Deputi Bidang Usaha Pertambangan, Industri Strategis, dan Media Kementerian BUMN Fajar Harry Sampurno mengatakan ketiga anggota holding itu akan tetap diperlakukan sama dengan BUMN untuk hal-hal yang sifatnya strategis.
Dengan demikian, negara tetap memiliki kontrol terhadap ketiga perusahaan itu, baik secara langsung melalui saham dwi warna, maupun tidak langsung melalui PT lnalum sebagaimana tertuang dalam PP 72 Tahun 2016. Perubahan nama dengan hilangnya Persero juga tidak memberikan konsekuensi hilangnya kontrol negara dan kewenangan pelaksanaan pelayanan kepada masyarakat.

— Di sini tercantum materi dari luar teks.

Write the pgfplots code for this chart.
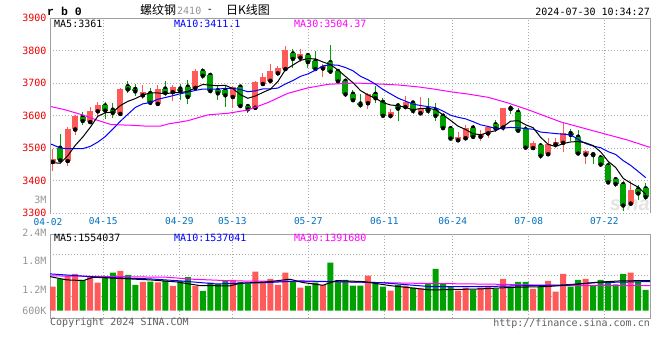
\documentclass[border=0pt]{standalone}
\usepackage{fontspec}
\usepackage{pgfplots}
\pgfplotsset{compat=1.18}
\usepackage{pgfplotstable}
\setmainfont{DejaVu Sans Mono}
\newfontfamily\mono{DejaVu Sans Mono}
\newfontfamily\monob{Liberation Mono}
\newfontfamily\sans{Liberation Sans}
\newfontfamily\cjk{Noto Sans CJK SC}
\definecolor{upred}{RGB}{255,90,90}
\definecolor{dngreen}{RGB}{0,160,0}
\definecolor{gridc}{RGB}{170,170,170}
\definecolor{framec}{RGB}{160,160,160}
\definecolor{tickred}{RGB}{235,0,0}
\definecolor{tickblue}{RGB}{0,112,192}
\definecolor{mablue}{RGB}{0,0,255}
\definecolor{mamag}{RGB}{255,0,255}
\definecolor{lgray}{RGB}{150,150,150}
\definecolor{dgray}{RGB}{95,95,95}
\newcommand{\fs}[1]{\fontsize{#1}{#1}\selectfont}

% up (red) candles: index open high low close volume(M)
\pgfplotstableread{
i o h l c v
0 3457 3496 3430 3465 1.166
2 3460 3564 3445 3560 1.418
3 3557 3603 3539 3598 1.465
5 3580 3625 3578 3615 1.386
6 3613 3641 3598 3631 1.260
9 3605 3685 3603 3683 1.536
12 3662 3695 3651 3671 1.276
14 3636 3695 3634 3683 1.268
16 3672 3695 3644 3687 1.182
19 3685 3742 3683 3737 1.182
24 3657 3690 3624 3687 1.323
27 3624 3707 3616 3703 1.520
28 3697 3730 3690 3717 1.284
29 3707 3759 3697 3737 1.347
30 3730 3753 3723 3747 1.205
31 3743 3813 3740 3801 1.496
33 3778 3804 3766 3789 1.142
36 3745 3759 3720 3753 1.198
42 3638 3670 3619 3667 1.425
45 3599 3619 3589 3611 1.072
47 3626 3660 3619 3641 1.190
49 3607 3656 3606 3622 1.127
54 3524 3550 3522 3533 1.072
55 3530 3570 3529 3563 1.142
57 3535 3556 3522 3544 1.142
58 3545 3568 3531 3565 1.166
60 3563 3624 3553 3623 1.347
64 3500 3523 3493 3515 1.111
66 3481 3530 3476 3511 1.300
67 3511 3530 3501 3520 1.048
68 3516 3576 3488 3546 1.465
71 3480 3495 3451 3490 1.347
77 3329 3400 3326 3372 1.496
}\uptab

% down (green) candles
\pgfplotstableread{
i o h l c v
1 3501 3542 3460 3462 1.347
4 3596 3610 3570 3583 1.323
7 3631 3643 3588 3615 1.402
8 3618 3637 3593 3608 1.496
10 3690 3707 3669 3680 1.441
11 3682 3698 3661 3674 1.205
13 3669 3685 3637 3639 1.284
15 3683 3707 3659 3669 1.308
17 3683 3697 3649 3675 1.300
18 3689 3710 3634 3657 1.386
20 3737 3747 3713 3722 1.064
21 3725 3732 3670 3675 1.260
22 3678 3690 3649 3668 1.229
23 3678 3690 3626 3662 1.308
25 3689 3695 3626 3629 1.276
26 3629 3634 3609 3619 1.229
32 3791 3806 3745 3774 1.284
34 3786 3793 3745 3764 1.182
35 3768 3798 3737 3743 1.260
37 3764 3818 3727 3735 1.732
38 3737 3740 3703 3705 1.284
39 3707 3710 3657 3665 1.323
40 3667 3680 3641 3647 1.190
41 3637 3665 3624 3632 1.190
43 3667 3692 3637 3653 1.245
44 3642 3653 3591 3599 1.166
46 3631 3639 3584 3621 1.205
48 3640 3645 3606 3614 1.142
50 3620 3654 3606 3614 1.245
51 3617 3637 3584 3599 1.583
52 3599 3609 3560 3561 1.245
53 3561 3568 3524 3529 1.166
56 3563 3571 3533 3534 1.087
59 3573 3586 3549 3560 1.111
61 3623 3632 3604 3620 1.166
62 3611 3622 3549 3553 1.276
63 3558 3568 3499 3501 1.276
65 3508 3515 3466 3476 1.166
69 3546 3557 3521 3540 1.166
70 3535 3554 3481 3483 1.323
72 3481 3486 3451 3478 1.190
73 3471 3478 3442 3449 1.323
74 3447 3460 3392 3394 1.260
75 3404 3409 3380 3389 1.221
76 3389 3397 3306 3323 1.465
78 3374 3387 3339 3360 1.284
79 3376 3392 3339 3349 1.087
}\dntab

\pgfplotstableread{
i v
-0.36 3455
0 3455
1 3453
2 3476
3 3508
4 3533.6
5 3563.6
6 3597.4
7 3608.4
8 3610.4
9 3630.4
10 3643.4
11 3652
12 3663.2
13 3669.4
14 3669.4
15 3667.2
16 3669.8
17 3670.6
18 3674.2
19 3685
20 3695.6
21 3693.2
22 3691.8
23 3692.8
24 3682.8
25 3664.2
26 3653
27 3660
28 3671
29 3681
30 3704.6
31 3741
32 3755.2
33 3769.6
34 3775
35 3774.2
36 3764.6
37 3756.8
38 3740
39 3720.2
40 3701
41 3676.8
42 3663.2
43 3652.8
44 3639.6
45 3632.4
46 3630.2
47 3625
48 3617.2
49 3621.8
50 3622.4
51 3618
52 3602
53 3585
54 3567.2
55 3557
56 3544
57 3540.6
58 3547.8
59 3553.2
60 3565.2
61 3582.4
62 3584.2
63 3571.4
64 3562.4
65 3533
66 3511.2
67 3504.6
68 3513.6
69 3518.6
70 3520
71 3515.8
72 3507.4
73 3488
74 3458.8
75 3440
76 3406.6
77 3392
78 3379.6
79 3357.4
}\mafive

\pgfplotstableread{
i v
-0.36 3513
0 3510
1 3500
2 3498
3 3498
4 3498
5 3505
6 3518
7 3535
8 3558
9 3582
10 3603.5
11 3624.7
12 3635.8
13 3639.9
14 3649.9
15 3655.3
16 3660.9
17 3666.9
18 3671.8
19 3677.2
20 3681.4
21 3681.5
22 3681.2
23 3683.5
24 3683.9
25 3679.9
26 3673.1
27 3675.9
28 3681.9
29 3681.9
30 3684.4
31 3697
32 3707.6
33 3720.3
34 3728
35 3739.4
36 3752.8
37 3756
38 3754.8
39 3747.6
40 3737.6
41 3720.7
42 3710
43 3696.4
44 3679.9
45 3666.7
46 3653.5
47 3644.1
48 3635
49 3630.7
50 3627.4
51 3624.1
52 3613.5
53 3601.1
54 3594.5
55 3589.7
56 3581
57 3571.3
58 3566.4
59 3560.2
60 3561.1
61 3563.2
62 3562.4
63 3559.6
64 3557.8
65 3549.1
66 3546.8
67 3544.4
68 3542.5
69 3540.5
70 3526.5
71 3513.5
72 3506
73 3500.8
74 3488.7
75 3480
76 3461.2
77 3446.4
78 3427.8
79 3408.7
}\maten

\pgfplotstableread{
i v
-0.36 3628
1.6 3618
3.8 3603
6.0 3585
7.8 3572
10.5 3570
12.7 3567
14.3 3567
15.4 3574
18 3584
20.7 3602
23.4 3607
26 3617
28.7 3640
31.3 3668
34 3685
36.7 3696
40.3 3700
43.4 3697
46 3694
48.7 3688
50.9 3681
53 3673
55.3 3666
58 3656
60.6 3639
63.3 3618
67.7 3580
72 3553
76.5 3525
79.57 3502
}\mathirty

\pgfplotstableread{
i v
-0.36 1.40
1.9 1.323
4.1 1.308
5.4 1.386
8.5 1.362
13 1.323
16.5 1.276
19.6 1.190
23.6 1.182
25 1.245
28.5 1.276
31.6 1.339
33.4 1.260
36 1.198
37.8 1.308
41.4 1.284
44.9 1.190
50.3 1.087
56.9 1.111
61.4 1.150
65.8 1.166
68.9 1.205
72.5 1.268
75.6 1.300
79.57 1.308
}\vfive

\pgfplotstableread{
i v
-0.36 1.465
6.3 1.386
13 1.347
17 1.300
21.8 1.229
28.5 1.260
33 1.300
36.9 1.284
43.6 1.260
50.3 1.166
56.9 1.166
68 1.205
72.5 1.260
79.57 1.284
}\vten

\pgfplotstableread{
i v
-0.36 1.418
15.2 1.386
18.7 1.339
24.1 1.300
32.9 1.284
36.9 1.284
48 1.245
59.2 1.221
68 1.190
79.57 1.190
}\vthirty

\begin{document}
\begin{tikzpicture}
\fill[white] (0,0) rectangle (660pt,360pt);
\path[use as bounding box] (0,0) rectangle (660pt,360pt);

\pgfplotsset{
  candlegrid/.style={
    grid style={draw=gridc, line width=1pt, dash pattern=on 1pt off 2pt},
    tick style={draw=none},
    clip mode=individual,
    xmin=-0.36, xmax=79.57,
    xtick={6.74,16.87,23.93,34.05,44.18,53.29,63.41,73.49},
  },
  wick/.style={only marks, mark=none, forget plot,
    error bars/.cd, y dir=both, y explicit, error mark=none,
    error bar style={draw=#1, line width=1pt}},
  body/.style={only marks, mark=none, forget plot,
    error bars/.cd, y dir=plus, y explicit, error mark=none,
    error bar style={draw=#1, line width=6pt}},
}

% faint sina watermark
\node[anchor=south east, inner sep=0pt, font=\sans\bfseries\itshape\fs{20}, text=lgray, text opacity=0.25] at (650pt,149pt) {sina};

% ---------- main candlestick panel ----------
\begin{axis}[candlegrid,
  at={(50pt,147pt)}, anchor=south west,
  width=600pt, height=195pt, scale only axis,
  ymin=3300, ymax=3900,
  axis line style={draw=none},
  xmajorgrids, ymajorgrids,
  ytick={3300,3400,3500,3600,3700,3800,3900},
  yticklabels={3300,3400,3500,3600,3700,3800,3900},
  yticklabel style={font=\mono\fs{10}, text=tickred},
  xticklabels={04-15,04-29,05-13,05-27,06-11,06-24,07-08,07-22},
  xticklabel style={font=\mono\fs{9.5}, text=tickblue, yshift=-1pt},
]
\addplot[wick=upred] table[x=i, y=o, y error plus expr=\thisrow{h}-\thisrow{o}, y error minus expr=\thisrow{o}-\thisrow{l}] {\uptab};
\addplot[wick=dngreen] table[x=i, y=o, y error plus expr=\thisrow{h}-\thisrow{o}, y error minus expr=\thisrow{o}-\thisrow{l}] {\dntab};
\addplot[body=upred] table[x=i, y=o, y error plus expr=\thisrow{c}-\thisrow{o}] {\uptab};
\addplot[body=dngreen] table[x=i, y=c, y error plus expr=\thisrow{o}-\thisrow{c}] {\dntab};
\addplot[mamag, line width=1pt] table[x=i, y=v] {\mathirty};
\addplot[mablue, line width=1pt] table[x=i, y=v] {\maten};
\addplot[black, line width=1pt] table[x=i, y=v] {\mafive};
\draw[framec, line width=1pt] (rel axis cs:0,0) -- (rel axis cs:0,1) -- (rel axis cs:1,1) -- (rel axis cs:1,0);
\end{axis}

% ---------- volume panel ----------
\begin{axis}[candlegrid,
  at={(50pt,42pt)}, anchor=south west,
  width=600pt, height=84pt, scale only axis,
  ymin=-0.172, ymax=1.802,
  axis line style={draw=framec, line width=1pt},
  xmajorgrids,
  xticklabels={},
  ytick={0,0.49,1.17,1.80},
  yticklabels={600K,1.2M,1.8M,\raisebox{3pt}{2.4M}},
  yticklabel style={font=\mono\fs{10}, text=lgray},
  extra y ticks={0.323,0.818,1.314},
  extra y tick labels={},
  extra y tick style={grid=major},
]
\addplot[ybar, bar width=6pt, bar shift=0pt, fill=upred, draw=none] table[x=i, y expr=\thisrow{v}-0.6] {\uptab};
\addplot[ybar, bar width=6pt, bar shift=0pt, fill=dngreen, draw=none] table[x=i, y expr=\thisrow{v}-0.6] {\dntab};
\addplot[mamag, line width=1pt] table[x=i, y expr=\thisrow{v}-0.6] {\vthirty};
\addplot[mablue, line width=1pt] table[x=i, y expr=\thisrow{v}-0.6] {\vten};
\addplot[black, line width=1pt] table[x=i, y expr=\thisrow{v}-0.6] {\vfive};
\end{axis}

% ---------- texts ----------
\node[anchor=west, inner sep=0pt, font=\monob\bfseries\fs{11.5}] at (47pt,349pt) {r b 0};
\node[anchor=west, inner sep=0pt, font=\cjk\fs{12}] at (140pt,350pt) {螺纹钢};
\node[anchor=west, inner sep=0pt, font=\mono\fs{10}, text=lgray] at (177pt,349pt) {2410};
\node[anchor=center, inner sep=0pt, font=\mono\fs{10}] at (210pt,349pt) {-};
\node[anchor=west, inner sep=0pt, font=\cjk\fs{12}] at (226pt,350pt) {日K线图};
\node[anchor=east, inner sep=0pt, font=\mono\fs{10}] at (650pt,348.5pt) {2024-07-30 10:34:27};

\node[anchor=west, inner sep=0pt, font=\mono\fs{10}] at (54pt,336pt) {MA5:3361};
\node[anchor=west, inner sep=0pt, font=\mono\fs{10}, text=mablue] at (174pt,336pt) {MA10:3411.1};
\node[anchor=west, inner sep=0pt, font=\mono\fs{10}, text=mamag] at (294pt,336pt) {MA30:3504.37};

\node[anchor=west, inner sep=0pt, font=\mono\fs{10}] at (54pt,122pt) {MA5:1554037};
\node[anchor=west, inner sep=0pt, font=\mono\fs{10}, text=mablue] at (174pt,122pt) {MA10:1537041};
\node[anchor=west, inner sep=0pt, font=\mono\fs{10}, text=mamag] at (294pt,122pt) {MA30:1391680};

\node[anchor=east, inner sep=0pt, font=\mono\fs{10}, text=lgray] at (46.5pt,160pt) {3M};
\node[anchor=center, inner sep=0pt, font=\mono\fs{9.5}, text=tickblue] at (48pt,138pt) {04-02};

\node[anchor=west, inner sep=0pt, font=\mono\fs{10}, text=dgray] at (50pt,37pt) {Copyright 2024 SINA.COM};
\node[anchor=east, inner sep=0pt, font=\mono\fs{10}, text=dgray] at (650pt,36.5pt) {http://finance.sina.com.cn};
\end{tikzpicture}
\end{document}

Dalam jangka pendek, holding yang akan resmi disahkan 29 November itu segera melakukan serangkaian aksi korporasi di antaranya pembangunan pabrik smelter grade alumina di Mempawah, Kalimantan Barat, dengan kapasitas sampai dengan 2 juta ton per tahun. Kemudian pabrik Ferro Nickel di Buli, Halmahera Timur, berkapasitas 13.500 ton per tahun, dan pembangunan PLTU di lokasi pabrik hilirisasi bahan tambang sampai dengan 1.000 MW.